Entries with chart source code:
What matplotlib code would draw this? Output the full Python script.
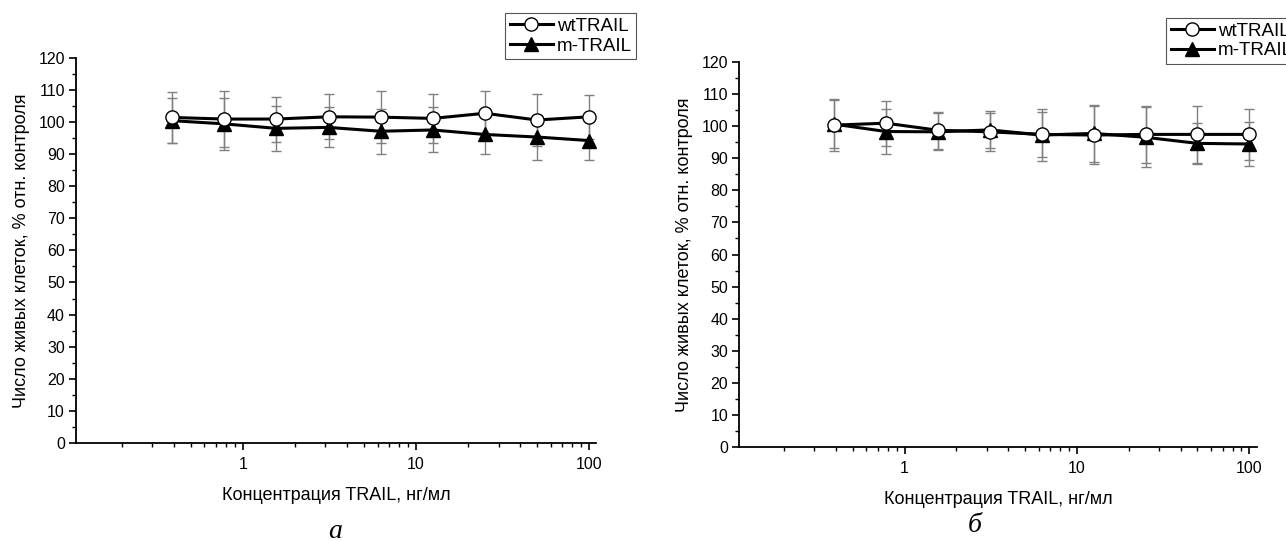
import numpy as np
import matplotlib
matplotlib.use('Agg')
import matplotlib.pyplot as plt
from matplotlib.ticker import LogLocator, NullFormatter, MultipleLocator

plt.rcParams['font.family'] = ['Liberation Sans', 'DejaVu Sans']

# concentrations, ng/ml
conc = [0.39, 0.78, 1.56, 3.125, 6.25, 12.5, 25, 50, 100]

# panel a
wt_a = [101.4, 100.9, 100.9, 101.6, 101.5, 101.1, 102.7, 100.6, 101.6]
wt_a_err = [8.0, 8.8, 7.0, 7.0, 8.0, 7.7, 7.0, 8.0, 6.8]
m_a = [100.4, 99.4, 98.0, 98.3, 97.1, 97.5, 96.1, 95.3, 94.2]
m_a_err = [7.0, 8.0, 7.0, 6.2, 7.0, 7.0, 6.0, 7.0, 6.0]

# panel b
wt_b = [100.4, 101.0, 98.8, 98.3, 97.5, 97.3, 97.5, 97.5, 97.5]
wt_b_err = [8.0, 7.0, 5.8, 6.0, 7.0, 9.0, 8.8, 8.8, 8.0]
m_b = [100.7, 98.4, 98.3, 98.9, 97.3, 97.8, 96.6, 94.7, 94.5]
m_b_err = [7.5, 7.0, 5.8, 5.8, 8.0, 8.8, 9.3, 6.5, 7.0]

xlabel = 'Концентрация TRAIL, нг/мл'
ylabel = 'Число живых клеток, % отн. контроля'

fig = plt.figure(figsize=(12.86, 5.41), dpi=100)
ax_a = fig.add_axes([0.0591, 0.1811, 0.4044, 0.7122])
ax_b = fig.add_axes([0.5749, 0.1743, 0.4023, 0.7105])


def draw_panel(ax, wt, wt_err, m, m_err, xlim):
    ax.errorbar(conc, wt, yerr=wt_err, fmt='none', ecolor='#808080',
                elinewidth=1.0, capsize=3.5, capthick=1.0, zorder=1)
    ax.errorbar(conc, m, yerr=m_err, fmt='none', ecolor='#808080',
                elinewidth=1.0, capsize=3.5, capthick=1.0, zorder=1)
    ax.plot(conc, m, '-^', color='black', lw=2.2, ms=10,
            mfc='black', mec='black', label='m-TRAIL', zorder=3)
    ax.plot(conc, wt, '-o', color='black', lw=2.2, ms=9.5,
            mfc='white', mec='black', mew=1.0, label='wtTRAIL', zorder=4)
    ax.set_xscale('log')
    ax.set_xlim(*xlim)
    ax.set_ylim(0, 120)
    ax.set_xticks([1, 10, 100])
    ax.set_xticklabels(['1', '10', '100'])
    ax.xaxis.set_minor_locator(LogLocator(base=10, subs=np.arange(2, 10)))
    ax.xaxis.set_minor_formatter(NullFormatter())
    ax.yaxis.set_major_locator(MultipleLocator(10))
    ax.yaxis.set_minor_locator(MultipleLocator(5))
    ax.spines['top'].set_visible(False)
    ax.spines['right'].set_visible(False)
    for s in ['left', 'bottom']:
        ax.spines[s].set_linewidth(1.3)
    ax.tick_params(which='major', direction='out', length=5, width=1.2,
                   labelsize=11.5, pad=3)
    ax.tick_params(which='minor', direction='out', length=3, width=1.0)
    ax.tick_params(axis='x', which='major', pad=5)
    ax.set_xlabel(xlabel, fontsize=13, labelpad=11)
    ax.set_ylabel(ylabel, fontsize=13, labelpad=6)


draw_panel(ax_a, wt_a, wt_a_err, m_a, m_a_err, (0.1087, 109.7))
draw_panel(ax_b, wt_b, wt_b_err, m_b, m_b_err, (0.110, 110.4))

for ax, anchor in [(ax_a, (505 / 1286, 1 - 13 / 541)),
                   (ax_b, (1166 / 1286, 1 - 17.7 / 541))]:
    h, l = ax.get_legend_handles_labels()
    leg = fig.legend(h[::-1], l[::-1], loc='upper left', bbox_to_anchor=anchor,
                     fontsize=13.5, frameon=True, fancybox=False,
                     edgecolor='#555555', framealpha=1, borderpad=0.25,
                     labelspacing=0.15, handlelength=2.3, handletextpad=0.2,
                     borderaxespad=0)
    leg.get_frame().set_linewidth(0.8)

fig.text(335 / 1286, 1 - 531 / 541, 'а', fontsize=20, style='italic',
         family='Liberation Serif', ha='center', va='center')
fig.text(975 / 1286, 1 - 526 / 541, 'б', fontsize=20, style='italic',
         family='Liberation Serif', ha='center', va='center')

plt.savefig('out.png', dpi=100)
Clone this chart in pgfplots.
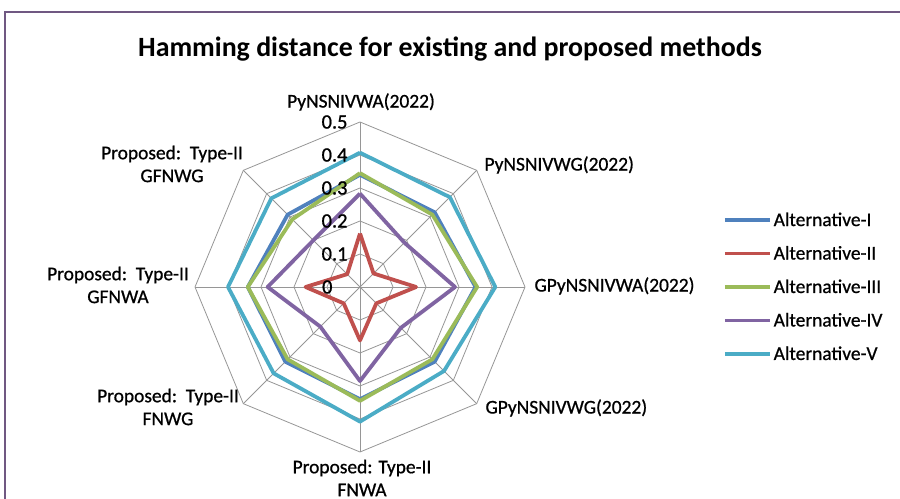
\documentclass[border=0pt]{standalone}
\usepackage{fontspec}
\setmainfont{Carlito}
\usepackage{pgfplots}
\pgfplotsset{compat=1.18}
\usepgfplotslibrary{polar}
\definecolor{altI}{RGB}{79,129,189}
\definecolor{altII}{RGB}{192,80,77}
\definecolor{altIII}{RGB}{155,187,89}
\definecolor{altIV}{RGB}{128,100,162}
\definecolor{altV}{RGB}{75,172,198}
\definecolor{gridcol}{RGB}{150,150,150}
\definecolor{framecol}{RGB}{112,88,130}
\newfontfamily\labfont[FakeBold=0.8]{Carlito}
\newcommand\lab{\labfont\fontsize{19.5}{23}\selectfont}

\begin{document}
\begin{tikzpicture}[x=1bp,y=1bp]
\useasboundingbox (0,0) rectangle (900,499);
\draw[framecol, line width=1.3bp] (5,-5) -- (5,487) -- (905,487);
\node[font=\fontsize{28}{33}\selectfont\bfseries] at (450,450) {Hamming distance for existing and proposed methods};

\begin{polaraxis}[
    at={(360bp,212bp)}, anchor=center,
    width=330bp, height=330bp, scale only axis,
    xmin=0, xmax=360, ymin=0, ymax=0.5,
    axis line style={draw=none},
    xtick=\empty, ytick=\empty,
    clip=false,
    every axis plot/.append style={line join=round},
    legend style={at={(1.59,0.5)}, anchor=west, draw=none, fill=none,
        font=\lab, row sep=14.5bp},
    legend cell align=left,
    legend image code/.code={\draw[#1] (0bp,0bp) -- (45bp,0bp);},
]
% web
\addplot[gridcol, line width=0.8bp, forget plot] coordinates {(90,0.1) (45,0.1) (0,0.1) (315,0.1) (270,0.1) (225,0.1) (180,0.1) (135,0.1) (90,0.1)};
\addplot[gridcol, line width=0.8bp, forget plot] coordinates {(90,0.2) (45,0.2) (0,0.2) (315,0.2) (270,0.2) (225,0.2) (180,0.2) (135,0.2) (90,0.2)};
\addplot[gridcol, line width=0.8bp, forget plot] coordinates {(90,0.3) (45,0.3) (0,0.3) (315,0.3) (270,0.3) (225,0.3) (180,0.3) (135,0.3) (90,0.3)};
\addplot[gridcol, line width=0.8bp, forget plot] coordinates {(90,0.4) (45,0.4) (0,0.4) (315,0.4) (270,0.4) (225,0.4) (180,0.4) (135,0.4) (90,0.4)};
\addplot[gridcol, line width=0.8bp, forget plot] coordinates {(90,0.5) (45,0.5) (0,0.5) (315,0.5) (270,0.5) (225,0.5) (180,0.5) (135,0.5) (90,0.5)};
\addplot[gridcol, line width=0.8bp, forget plot] coordinates {(90,0.5) (270,0.5)};
\addplot[gridcol, line width=0.8bp, forget plot] coordinates {(45,0.5) (225,0.5)};
\addplot[gridcol, line width=0.8bp, forget plot] coordinates {(0,0.5) (180,0.5)};
\addplot[gridcol, line width=0.8bp, forget plot] coordinates {(135,0.5) (315,0.5)};

% series, axes clockwise from the top
\addplot[altI, line width=3.8bp] coordinates {(90,0.34) (45,0.32) (0,0.35) (315,0.32) (270,0.34) (225,0.32) (180,0.34) (135,0.31) (90,0.34)};
\addlegendentry{Alternative-I}
\addplot[altII, line width=3.8bp] coordinates {(90,0.162) (45,0.058) (0,0.17) (315,0.07) (270,0.162) (225,0.07) (180,0.165) (135,0.055) (90,0.162)};
\addlegendentry{Alternative-II}
\addplot[altIII, line width=3.8bp] coordinates {(90,0.345) (45,0.31) (0,0.355) (315,0.31) (270,0.345) (225,0.31) (180,0.34) (135,0.29) (90,0.345)};
\addlegendentry{Alternative-III}
\addplot[altIV, line width=3.8bp] coordinates {(90,0.283) (45,0.19) (0,0.288) (315,0.175) (270,0.285) (225,0.17) (180,0.28) (135,0.2) (90,0.283)};
\addlegendentry{Alternative-IV}
\addplot[altV, line width=3.8bp] coordinates {(90,0.407) (45,0.385) (0,0.41) (315,0.36) (270,0.408) (225,0.37) (180,0.40) (135,0.38) (90,0.407)};
\addlegendentry{Alternative-V}

% radial scale on the top spoke
\node[font=\labfont\fontsize{20.5}{24}\selectfont, anchor=east, xshift=-9bp] at (axis cs:90,0.5) {0.5};
\node[font=\labfont\fontsize{20.5}{24}\selectfont, anchor=east, xshift=-9bp] at (axis cs:90,0.4) {0.4};
\node[font=\labfont\fontsize{20.5}{24}\selectfont, anchor=east, xshift=-9bp] at (axis cs:90,0.3) {0.3};
\node[font=\labfont\fontsize{20.5}{24}\selectfont, anchor=east, xshift=-9bp] at (axis cs:90,0.2) {0.2};
\node[font=\labfont\fontsize{20.5}{24}\selectfont, anchor=east, xshift=-9bp] at (axis cs:90,0.1) {0.1};
\node[font=\labfont\fontsize{20.5}{24}\selectfont, anchor=east, xshift=-24bp] at (axis cs:90,0) {0};
\end{polaraxis}

% category labels
\node[font=\lab] at (361,397) {PyNSNIVWA(2022)};
\node[font=\lab, anchor=west] at (481,334) {PyNSNIVWG(2022)};
\node[font=\lab, anchor=west] at (531,213) {GPyNSNIVWA(2022)};
\node[font=\lab, anchor=west] at (482,91) {GPyNSNIVWG(2022)};
\node[font=\lab, align=center] at (362,21) {Proposed: Type-II\\FNWA};
\node[font=\lab, align=center] at (168,92) {Proposed:\ \ Type-II\\FNWG};
\node[font=\lab, align=center] at (118,214) {Proposed:\ \ Type-II\\GFNWA};
\node[font=\lab, align=center] at (172,335) {Proposed:\ \ Type-II\\GFNWG};
\end{tikzpicture}
\end{document}
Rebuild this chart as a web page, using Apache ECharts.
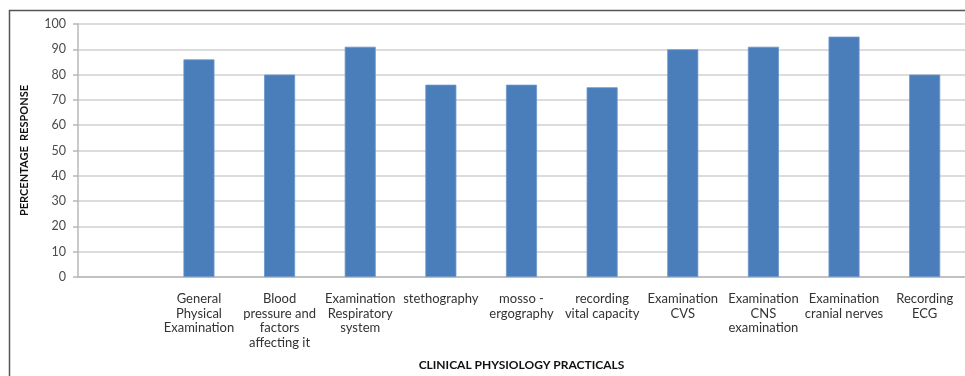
<!DOCTYPE html>
<html>
<head>
<meta charset="utf-8">
<script src="https://cdn.jsdelivr.net/npm/echarts@6/dist/echarts.min.js"></script>
<style>
  html, body { margin: 0; padding: 0; background: #fff; }
  #chart { width: 965px; height: 376px; }
</style>
</head>
<body>
<div id="chart"></div>
<script>
// Practical categories (the first slot is left blank on the axis)
const categories = [
  "",
  "General\nPhysical\nExamination",
  "Blood\npressure and\nfactors\naffecting it",
  "Examination\nRespiratory\nsystem",
  "stethography",
  "mosso -\nergography",
  "recording\nvital capacity",
  "Examination\nCVS",
  "Examination\nCNS\nexamination",
  "Examination\ncranial nerves",
  "Recording\nECG"
];
// Percentage response per practical
const responses = [null, 86, 80, 91, 76, 76, 75, 90, 91, 95, 80];
// Value axis ticks
const yMin = 0, yMax = 100, yStep = 10;

const chart = echarts.init(document.getElementById('chart'), null, { renderer: 'canvas' });
const font = 'Lato, "Open Sans", "Liberation Sans", sans-serif';

chart.setOption({
  animation: false,
  backgroundColor: '#ffffff',
  grid: { left: 78, right: 0, top: 24, bottom: 98, containLabel: false },
  graphic: [{
    type: 'rect',
    shape: { x: 9.5, y: 10.5, width: 1000, height: 400 },
    style: { fill: 'none', stroke: '#555555', lineWidth: 1.5 },
    silent: true,
    z: -1
  }],
  xAxis: {
    type: 'category',
    data: categories,
    name: 'CLINICAL PHYSIOLOGY PRACTICALS',
    nameLocation: 'middle',
    nameGap: 88,
    nameTextStyle: { fontFamily: font, fontWeight: 'bold', fontSize: 12, color: '#111', verticalAlign: 'middle' },
    axisLine: { lineStyle: { color: '#b8b8b8', width: 1.5 } },
    axisTick: { show: false },
    axisLabel: { interval: 0, margin: 15, fontFamily: font, fontSize: 13, lineHeight: 14.5, color: '#333' }
  },
  yAxis: {
    type: 'value',
    min: yMin, max: yMax, interval: yStep,
    name: 'PERCENTAGE  RESPONSE',
    nameLocation: 'middle',
    nameRotate: 90,
    nameGap: 48,
    nameTextStyle: { fontFamily: font, fontWeight: 'bold', fontSize: 11, color: '#111' },
    axisLine: { show: true, lineStyle: { color: '#b8b8b8', width: 1.5 } },
    axisTick: { show: true, length: 5, lineStyle: { color: '#b8b8b8', width: 1.5 } },
    axisLabel: { margin: 12, fontFamily: font, fontSize: 12.5, color: '#4a4a4a' },
    splitLine: { lineStyle: { color: '#d0d0d0', width: 1.5 } }
  },
  series: [{
    type: 'bar',
    data: responses,
    barWidth: 31,
    itemStyle: { color: '#4a7ebb', borderColor: '#6a96cc', borderWidth: 0.8 }
  }]
});
</script>
</body>
</html>
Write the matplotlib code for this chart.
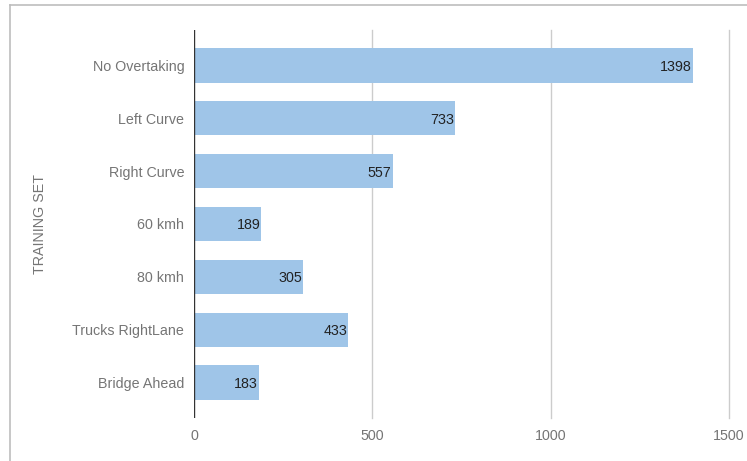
import matplotlib.pyplot as plt
from matplotlib.lines import Line2D

plt.rcParams['font.family'] = ['Liberation Sans', 'DejaVu Sans']

categories = ["No Overtaking", "Left Curve", "Right Curve", "60 kmh", "80 kmh",
              "Trucks RightLane", "Bridge Ahead"]
counts = [1398, 733, 557, 189, 305, 433, 183]
x_ticks = [0, 500, 1000, 1500]

fig = plt.figure(figsize=(7.47, 4.61), dpi=100)
ax = fig.add_axes([0.2597, 0.0933, 0.7163, 0.8417])

ypos = list(range(len(categories)))
bars = ax.barh(ypos, counts, height=0.65, color="#9fc5e8", zorder=2)

# value labels inside the bar ends
for b, v in zip(bars, counts):
    ax.text(b.get_width() - 3, b.get_y() + b.get_height() / 2, str(v),
            ha="right", va="center_baseline", fontsize=10.3, color="#222222", zorder=3)

ax.set_xlim(0, 1500)
ax.set_ylim(6.67, -0.67)
ax.set_yticks(ypos)
ax.set_yticklabels(categories)
ax.set_xticks(x_ticks)
ax.set_xticklabels([str(t) for t in x_ticks])
ax.tick_params(axis="both", length=0, labelsize=10.3, colors="#757575")
ax.tick_params(axis="y", pad=7)
ax.tick_params(axis="x", pad=8)

for t in x_ticks[1:]:
    ax.axvline(t, color="#cccccc", linewidth=1, zorder=1, clip_on=False)
ax.axvline(0, color="#333333", linewidth=1, zorder=3)

for s in ax.spines.values():
    s.set_visible(False)

ax.set_ylabel("TRAINING SET", fontsize=10.3, color="#757575", labelpad=18)

# outer frame (top and left edges)
fig.add_artist(Line2D([10 / 747, 1.0], [1 - 5 / 461, 1 - 5 / 461],
                      transform=fig.transFigure, color="#bdbdbd", linewidth=1.2))
fig.add_artist(Line2D([10 / 747, 10 / 747], [0, 1 - 5 / 461],
                      transform=fig.transFigure, color="#bdbdbd", linewidth=1.2))

fig.savefig("out.png", dpi=100)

● **TASK TO CARRY OUT**: Repeat only the lines between the start of the data and the line with "ax_b = fig.add_axes([0.5749, 0.1743, 0.4023, 0.7105])", including those two lines, and skip the pictures.

● **ANSWER**:
What matplotlib code would draw this? Output the full Python script.
import numpy as np
import matplotlib
matplotlib.use('Agg')
import matplotlib.pyplot as plt
from matplotlib.ticker import LogLocator, NullFormatter, MultipleLocator

plt.rcParams['font.family'] = ['Liberation Sans', 'DejaVu Sans']

# concentrations, ng/ml
conc = [0.39, 0.78, 1.56, 3.125, 6.25, 12.5, 25, 50, 100]

# panel a
wt_a = [101.4, 100.9, 100.9, 101.6, 101.5, 101.1, 102.7, 100.6, 101.6]
wt_a_err = [8.0, 8.8, 7.0, 7.0, 8.0, 7.7, 7.0, 8.0, 6.8]
m_a = [100.4, 99.4, 98.0, 98.3, 97.1, 97.5, 96.1, 95.3, 94.2]
m_a_err = [7.0, 8.0, 7.0, 6.2, 7.0, 7.0, 6.0, 7.0, 6.0]

# panel b
wt_b = [100.4, 101.0, 98.8, 98.3, 97.5, 97.3, 97.5, 97.5, 97.5]
wt_b_err = [8.0, 7.0, 5.8, 6.0, 7.0, 9.0, 8.8, 8.8, 8.0]
m_b = [100.7, 98.4, 98.3, 98.9, 97.3, 97.8, 96.6, 94.7, 94.5]
m_b_err = [7.5, 7.0, 5.8, 5.8, 8.0, 8.8, 9.3, 6.5, 7.0]

xlabel = 'Концентрация TRAIL, нг/мл'
ylabel = 'Число живых клеток, % отн. контроля'

fig = plt.figure(figsize=(12.86, 5.41), dpi=100)
ax_a = fig.add_axes([0.0591, 0.1811, 0.4044, 0.7122])
ax_b = fig.add_axes([0.5749, 0.1743, 0.4023, 0.7105])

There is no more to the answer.